Early Life and Career

Cohen was born in Alexandria to a devout Orthodox Jewish and Zionist family in 1924. His father had moved there from Aleppo in 1914. In January 1947, he chose to enlist in the Egyptian Army as an alternative to paying the prescribed sum all young Jews were supposed to pay, but was declared ineligible on grounds of questionable loyalty. Later that year, he left university and began studying at home after facing harassment by the Muslim Brotherhood. In the years following the creation of Israel, many Jewish families left Egypt. Though his parents and three brothers left for Israel in 1949, Cohen remained to finish a degree in electronics and to coordinate Jewish and Zionist activities. In 1951, following a military coup, an anti-Zionist campaign was initiated, and Cohen was arrested and interrogated over his Zionist activities. Cohen took part in various Israeli covert operations in the country during the 1950s, though the Egyptian government could never verify and provide proof of his involvement in Operation Goshen, an Israeli operation to smuggle Egyptian Jews out of the country and resettle them in Israel due to increasing antisemitism there.

Following the Suez Crisis, the Egyptian government stepped up persecution of Jews and expelled many of them. In December 1956, Cohen was forced to leave the country. With the assistance of the Jewish Agency, he emigrated to Israel, arriving in the Israeli port of Haifa in a vessel travelling from Naples, Italy.

In 1957, Cohen was recruited by Israeli military intelligence. His work as a counterintelligence analyst bored him, and he attempted to join the Mossad. Cohen was offended when Mossad rejected him, and resigned from military counterintelligence. For the next two years, he worked as a filing clerk in a Tel Aviv insurance office, and married Nadia Majald, an Iraqi-Jewish immigrant, in 1959. They had three children, and the family eventually settled in Bat Yam.

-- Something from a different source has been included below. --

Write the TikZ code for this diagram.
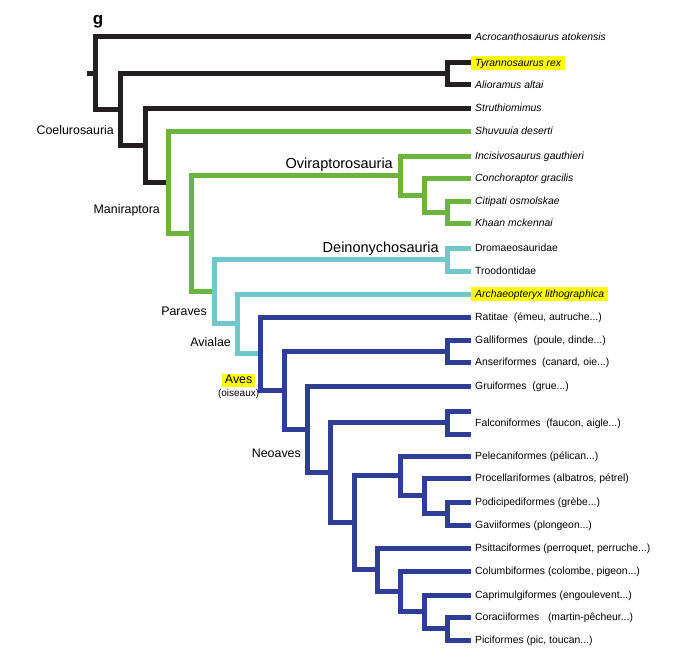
\documentclass[tikz,border=0pt]{standalone}
\usepackage{fontspec}
\setmainfont{Liberation Sans}
\usepackage{tikz}
\usetikzlibrary{positioning}

\definecolor{theropod}{RGB}{35,31,32}
\definecolor{maniraptor}{RGB}{108,179,63}
\definecolor{paravian}{RGB}{114,199,202}
\definecolor{avian}{RGB}{46,61,149}
\definecolor{marker}{RGB}{255,255,0}

\tikzstyle{branch} = [line width=5pt, line join=miter]
\tikzstyle{taxon} = [anchor=west, inner xsep=4pt, inner ysep=2.5pt, text height=8pt, text depth=1pt, font=\fontsize{10.4}{12}\selectfont]
\tikzstyle{species} = [taxon, font=\fontsize{10.4}{12}\selectfont\itshape]
\tikzstyle{clade} = [inner sep=0pt, text height=9pt, text depth=2.5pt, font=\fontsize{12.4}{14}\selectfont]
\tikzstyle{bigclade} = [inner sep=0pt, text height=10.5pt, text depth=3pt, font=\fontsize{14.5}{17}\selectfont]
\tikzstyle{highlight} = [fill=marker]

\begin{document}
\begin{tikzpicture}[x=1pt, y=-1pt, node distance=5pt]
    \useasboundingbox (0,0) rectangle (700,650);
    % terminal taxa
    \node (Acro) [species] at (471,37) {Acrocanthosaurus atokensis};
    \node (Tyran) [species, highlight] at (471,63) {Tyrannosaurus rex};
    \node (Alior) [species] at (471,85) {Alioramus altai};
    \node (Struth) [species] at (471,108) {Struthiomimus};
    \node (Shuv) [species] at (471,131) {Shuvuuia deserti};
    \node (Incis) [species] at (471,156) {Incisivosaurus gauthieri};
    \node (Conch) [species] at (471,178) {Conchoraptor gracilis};
    \node (Citip) [species] at (471,201) {Citipati osmolskae};
    \node (Khaan) [species] at (471,223) {Khaan mckennai};
    \node (Dromae) [taxon] at (471,248) {Dromaeosauridae};
    \node (Troodo) [taxon] at (471,271) {Troodontidae};
    \node (Archae) [species, highlight] at (471,294) {Archaeopteryx lithographica};
    \node (Ratit) [taxon] at (471,317) {Ratitae\ \ (émeu, autruche...)};
    \node (Galli) [taxon] at (471,340) {Galliformes\ \ (poule, dinde...)};
    \node (Anser) [taxon] at (471,362) {Anseriformes\ \ (canard, oie...)};
    \node (Grui) [taxon] at (471,386) {Gruiformes\ \ (grue...)};
    \node (Falco) [taxon] at (471,422.5) {Falconiformes\ \ (faucon, aigle...)};
    \coordinate (FalcA) at (471,411);
    \coordinate (FalcB) at (471,434);
    \node (Pelec) [taxon] at (471,456) {Pelecaniformes (pélican...)};
    \node (Procel) [taxon] at (471,478) {Procellariformes\ (albatros, pétrel)};
    \node (Podic) [taxon] at (471,502) {Podicipediformes (grèbe...)};
    \node (Gavi) [taxon] at (471,525) {Gaviiformes (plongeon...)};
    \node (Psitt) [taxon] at (471,548) {Psittaciformes\ (perroquet, perruche...)};
    \node (Columb) [taxon] at (471,571) {Columbiformes (colombe, pigeon...)};
    \node (Caprim) [taxon] at (471,595) {Caprimulgiformes (engoulevent...)};
    \node (Coraci) [taxon] at (471,617) {Coraciiformes\ \ \ (martin-pêcheur...)};
    \node (Pici) [taxon] at (471,640) {Piciformes (pic, toucan...)};
    % internal nodes
    \coordinate (Base) at (87,73.3);
    \coordinate (Root) at (95,73.3);
    \coordinate (Coeluro) at (120,109.6);
    \coordinate (Tyranno) at (447,74);
    \coordinate (Manicore) at (145,145.2);
    \coordinate (Mani) at (168,182.3);
    \coordinate (Pennar) at (191,233.6);
    \coordinate (Ovi) at (400,175.5);
    \coordinate (OviTwo) at (424,195);
    \coordinate (OviThree) at (447,212);
    \coordinate (Paraves) at (214,291.6);
    \coordinate (Deino) at (447,259.5);
    \coordinate (Avialae) at (237,323.8);
    \coordinate (Aves) at (260,353.6);
    \coordinate (Neognath) at (284,390.2);
    \coordinate (Galloans) at (447,351);
    \coordinate (Neoaves) at (307,429.3);
    \coordinate (NeoA) at (330,472.6);
    \coordinate (Falcfork) at (447,422.5);
    \coordinate (NeoB) at (354,522.8);
    \coordinate (Waterbird) at (400,475.9);
    \coordinate (WaterTwo) at (424,495.75);
    \coordinate (Grebes) at (447,513.5);
    \coordinate (Landbird) at (377,569.7);
    \coordinate (LandTwo) at (400,591.4);
    \coordinate (LandThree) at (424,611.75);
    \coordinate (Coracfork) at (447,628.5);
    % branches
    \draw [branch, theropod] (Base) -- (Root);
    \draw [branch, theropod] (Root) |- (Acro.west) (Root) |- (Coeluro);
    \draw [branch, theropod] (Coeluro) |- (Tyranno) (Coeluro) |- (Manicore);
    \draw [branch, theropod] (Tyranno) |- (Tyran.west) (Tyranno) |- (Alior.west);
    \draw [branch, theropod] (Manicore) |- (Struth.west) (Manicore) |- (Mani);
    \draw [branch, maniraptor] (Mani) |- (Shuv.west) (Mani) |- (Pennar);
    \draw [branch, maniraptor] (Pennar) |- (Ovi) (Pennar) |- (Paraves);
    \draw [branch, maniraptor] (Ovi) |- (Incis.west) (Ovi) |- (OviTwo);
    \draw [branch, maniraptor] (OviTwo) |- (Conch.west) (OviTwo) |- (OviThree);
    \draw [branch, maniraptor] (OviThree) |- (Citip.west) (OviThree) |- (Khaan.west);
    \draw [branch, paravian] (Paraves) |- (Deino) (Paraves) |- (Avialae);
    \draw [branch, paravian] (Deino) |- (Dromae.west) (Deino) |- (Troodo.west);
    \draw [branch, paravian] (Avialae) |- (Archae.west) (Avialae) |- (Aves);
    \draw [branch, avian] (Aves) |- (Ratit.west) (Aves) |- (Neognath);
    \draw [branch, avian] (Neognath) |- (Galloans) (Neognath) |- (Neoaves);
    \draw [branch, avian] (Galloans) |- (Galli.west) (Galloans) |- (Anser.west);
    \draw [branch, avian] (Neoaves) |- (Grui.west) (Neoaves) |- (NeoA);
    \draw [branch, avian] (NeoA) |- (Falcfork) (NeoA) |- (NeoB);
    \draw [branch, avian] (Falcfork) |- (FalcA) (Falcfork) |- (FalcB);
    \draw [branch, avian] (NeoB) |- (Waterbird) (NeoB) |- (Landbird);
    \draw [branch, avian] (Waterbird) |- (Pelec.west) (Waterbird) |- (WaterTwo);
    \draw [branch, avian] (WaterTwo) |- (Procel.west) (WaterTwo) |- (Grebes);
    \draw [branch, avian] (Grebes) |- (Podic.west) (Grebes) |- (Gavi.west);
    \draw [branch, avian] (Landbird) |- (Psitt.west) (Landbird) |- (LandTwo);
    \draw [branch, avian] (LandTwo) |- (Columb.west) (LandTwo) |- (LandThree);
    \draw [branch, avian] (LandThree) |- (Caprim.west) (LandThree) |- (Coracfork);
    \draw [branch, avian] (Coracfork) |- (Coraci.west) (Coracfork) |- (Pici.west);
    % clade names
    \node (PanelLbl) [inner sep=0pt, font=\fontsize{17}{19}\selectfont\bfseries] at (98,22) {g};
    \node (CoeluroLbl) [clade, below left=16pt and 6pt of Coeluro] {Coelurosauria};
    \node (ManiLbl) [clade, below left=22.2pt and 8pt of Mani] {Maniraptora};
    \node (OviLbl) [bigclade, above left=3.5pt and 7pt of Ovi] {Oviraptorosauria};
    \node (DeinoLbl) [bigclade, above left=3.5pt and 8pt of Deino] {Deinonychosauria};
    \node (ParavesLbl) [clade, below left=15pt and 7pt of Paraves] {Paraves};
    \node (AvialaeLbl) [clade, below left=13.7pt and 6pt of Avialae] {Avialae};
    \node (AvesLbl) [clade, highlight, inner xsep=2.5pt, inner ysep=0.75pt, below left=20.4pt and 5pt of Aves] {Aves};
    \node (OiseauxLbl) [inner sep=0pt, font=\fontsize{10}{12}\selectfont, below=2pt of AvesLbl] {(oiseaux)};
    \node (NeoavesLbl) [clade, below left=19.2pt and 6pt of Neoaves] {Neoaves};
\end{tikzpicture}
\end{document}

The Mossad recruited Cohen after Director-General Meir Amit, looking for a special agent to infiltrate the Syrian government, came across his name while looking through the agency's files of rejected candidates, after none of the current candidates seemed suitable for the job. For two weeks he was put under surveillance, and was judged suitable for recruitment and training. Cohen then underwent an intensive, six-month course at the Mossad training school, and his graduate report stated that he had all the qualities needed to become a katsa, or field agent.

He was then given a false identity as a Syrian businessman who was returning to the country after living in Argentina. To establish his cover, Cohen moved to Argentina in 1961.